1.8. Irregular-Shape Matrix Multiplication
Calculates the product of two input matrices with shapes (M, K) and (K, N), resulting in an output matrix with shape (M, N).
Progress
Optimization Timeline
Step 4 Details
Reasoning
Our earlier cuBLAS-based GEMM call nearly matched the native implementation (15.8 ms vs 15.6 ms) but incurred overhead from creating and destroying the cuBLAS handle on every call. To achieve a speedup over native, we can create a global (or static) cuBLAS handle that is reused across GEMM calls. This avoids the per-call handle creation overhead. We will initialize the handle once and then reuse it for all subsequent calls; we must always set the current CUDA stream before calling cublasSgemm. This change should reduce overhead, yielding a speedup over the native call. The Python module remains largely unchanged; only the CUDA kernel extension is updated with the global handle.
#include <torch/extension.h>
#include <c10/cuda/CUDAGuard.h>
#include <cublas_v2.h>
#include <cuda_runtime.h>
#include <stdexcept>
// Global persistent cuBLAS handle.
static cublasHandle_t global_handle = nullptr;
// Helper function to initialize the global cuBLAS handle if needed.
void initCublasHandle() {
if (global_handle == nullptr) {
cublasStatus_t status = cublasCreate(&global_handle);
if (status != CUBLAS_STATUS_SUCCESS)
throw std::runtime_error("Failed to create cuBLAS handle");
}
}
// This function uses cuBLAS to compute C = A * B, where A is (m x k) and B is (k x n)
// stored in row-major order. We compute the result using a row-major workaround: by calling
// cuBLAS's sgemm to compute the transpose of C as if the matrices were in column-major order.
// The call below computes C_temp, of dimensions (n x m) in column-major order, which corresponds
// to C (m x n) in row-major.
torch::Tensor gemm(torch::Tensor A, torch::Tensor B) {
// Ensure operations are on the correct CUDA device.

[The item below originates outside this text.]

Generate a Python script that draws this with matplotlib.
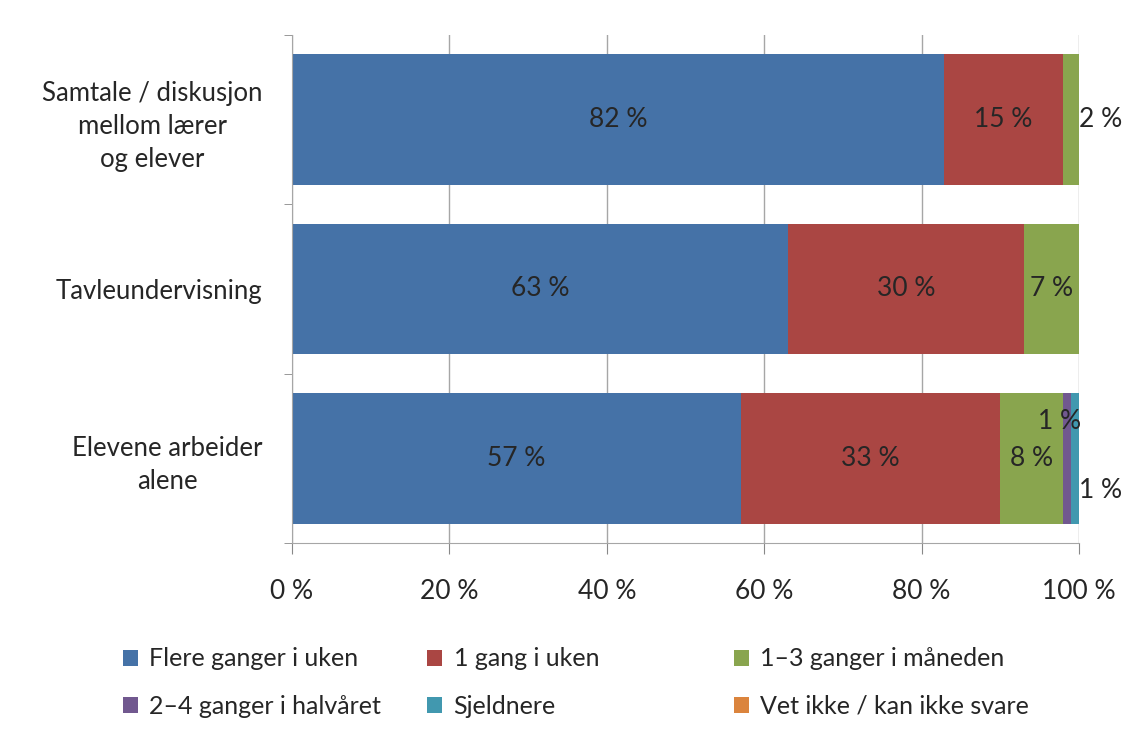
import matplotlib.pyplot as plt
import numpy as np

plt.rcParams['font.family'] = ['Lato', 'DejaVu Sans']

categories = ['Samtale / diskusjon\nmellom lærer\nog elever',
              'Tavleundervisning',
              'Elevene arbeider\nalene']
series_names = ['Flere ganger i uken', '1 gang i uken', '1–3 ganger i måneden',
                '2–4 ganger i halvåret', 'Sjeldnere', 'Vet ikke / kan ikke svare']
flere = [82, 63, 57]
en_gang = [15, 30, 33]
en_tre = [2, 7, 8]
to_fire = [0, 0, 1]
sjeldnere = [0, 0, 1]
vet_ikke = [0, 0, 0]
colors = ['#4572A7', '#AA4643', '#89A54E', '#71588F', '#4198AF', '#DB843D']
xticks = [0, 20, 40, 60, 80, 100]

raw = np.array([flere, en_gang, en_tre, to_fire, sjeldnere, vet_ikke], dtype=float)
shares = raw / raw.sum(axis=0) * 100   # 100 % stacked, like Excel

fig = plt.figure(figsize=(11.31, 7.31), dpi=100)
ax = fig.add_axes([0.2582, 0.2572, 0.6959, 0.695])

y = np.arange(len(categories))
left = np.zeros(len(categories))
txt_color = '#262626'
for k in range(len(series_names)):
    ax.barh(y, shares[k], left=left, height=0.77, color=colors[k],
            label=series_names[k], zorder=2)
    for i in range(len(categories)):
        v = raw[k, i]
        if v == 0:
            left[i] += shares[k, i]
            continue
        cx = left[i] + shares[k, i] / 2
        cy = y[i]
        if shares[k, i] < 4:
            # small segments: labels moved outside, as in the original
            if k == 3:
                cx, cy = left[i] - 0.5, y[i] - 0.22
            else:
                cx, cy = 102.7, y[i] + (0.19 if k == 4 else 0)
        ax.text(cx, cy, f'{int(v)} %', ha='center', va='center',
                fontsize=19, color=txt_color, zorder=3)
    left += shares[k]

ax.set_xlim(0, 100)
ax.set_ylim(len(categories) - 0.5, -0.5)
ax.set_xticks(xticks)
ax.set_xticklabels([f'{t} %' for t in xticks], fontsize=19, color=txt_color)
ax.tick_params(axis='x', length=8, pad=18, color='#888888')
ax.set_yticks(y)
ax.set_yticklabels(categories, fontsize=18.5, color=txt_color,
                   multialignment='center', linespacing=1.4)
ax.tick_params(axis='y', which='major', length=0, pad=21)
ax.set_yticks(np.arange(-0.5, len(categories)), minor=True)
ax.tick_params(axis='y', which='minor', length=6, color='#888888')
ax.grid(axis='x', color='#a6a6a6', linewidth=1, zorder=0)
ax.set_axisbelow(True)
for s in ['top', 'right']:
    ax.spines[s].set_visible(False)
for s in ['left', 'bottom']:
    ax.spines[s].set_color('#a6a6a6')

# legend: three columns placed like the original
handles, labels = ax.get_legend_handles_labels()
col_x = [0.100, 0.369, 0.640]
for c in range(3):
    idx = [c, c + 3]
    leg = fig.legend([handles[i] for i in idx], [labels[i] for i in idx],
                     loc='upper left', bbox_to_anchor=(col_x[c], 0.128),
                     frameon=False, fontsize=18, handlelength=0.6, handleheight=0.6,
                     handletextpad=0.45, labelspacing=0.97, borderaxespad=0)
    for t in leg.get_texts():
        t.set_color(txt_color)

fig.savefig('out.png', dpi=100)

c10::cuda::CUDAGuard device_guard(A.device());
// Check dimensions.
TORCH_CHECK(A.dim() == 2, "A must be a 2D tensor");
TORCH_CHECK(B.dim() == 2, "B must be a 2D tensor");
int m = A.size(0);
int k = A.size(1);
TORCH_CHECK(B.size(0) == k, "Inner dimensions of A and B must match");
int n = B.size(1);
// Allocate output tensor C (desired shape: m x n).

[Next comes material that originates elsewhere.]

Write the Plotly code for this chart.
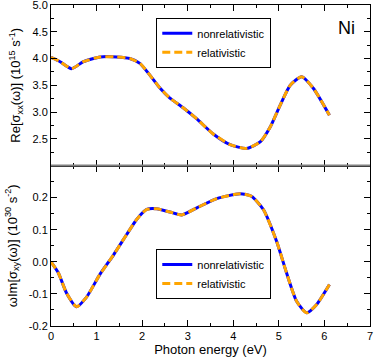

auto C = torch::empty({m, n}, A.options());
// Initialize the global cuBLAS handle if necessary.
initCublasHandle();
// Set the current CUDA stream for the global handle.
cublasStatus_t status = cublasSetStream(global_handle, c10::cuda::getCurrentCUDAStream());
if (status != CUBLAS_STATUS_SUCCESS)
throw std::runtime_error("Failed to set cuBLAS stream");
float alpha = 1.0f;
float beta = 0.0f;
// Using the row-major to column-major trick:
// C = A * B (row-major)
// is equivalent to:
// C^T = B^T * A^T (column-major)
// We call cublasSgemm with op = CUBLAS_OP_N on both matrices.
// Leading dimensions: for B, ld = n; for A, ld = k; for C, ld = n.
status = cublasSgemm(global_handle,
CUBLAS_OP_N, CUBLAS_OP_N,
n, // rows of C^T
m, // columns of C^T
k, // shared dimension
&alpha,
B.data_ptr<float>(), n, // B: (k x n) in row-major => B^T: (n x k), ld = n
A.data_ptr<float>(), k, // A: (m x k) in row-major => A^T: (k x m), ld = k
&beta,
C.data_ptr<float>(), n); // C: treated as (m x n) row-major, but computed as C^T with ld = n
if (status != CUBLAS_STATUS_SUCCESS)
throw std::runtime_error("cublasSgemm failed");
return C;
}
PYBIND11_MODULE(TORCH_EXTENSION_NAME, m) {
m.def("gemm", &gemm, "Matrix multiplication using cuBLAS sgemm with persistent handle (row-major workaround)");
}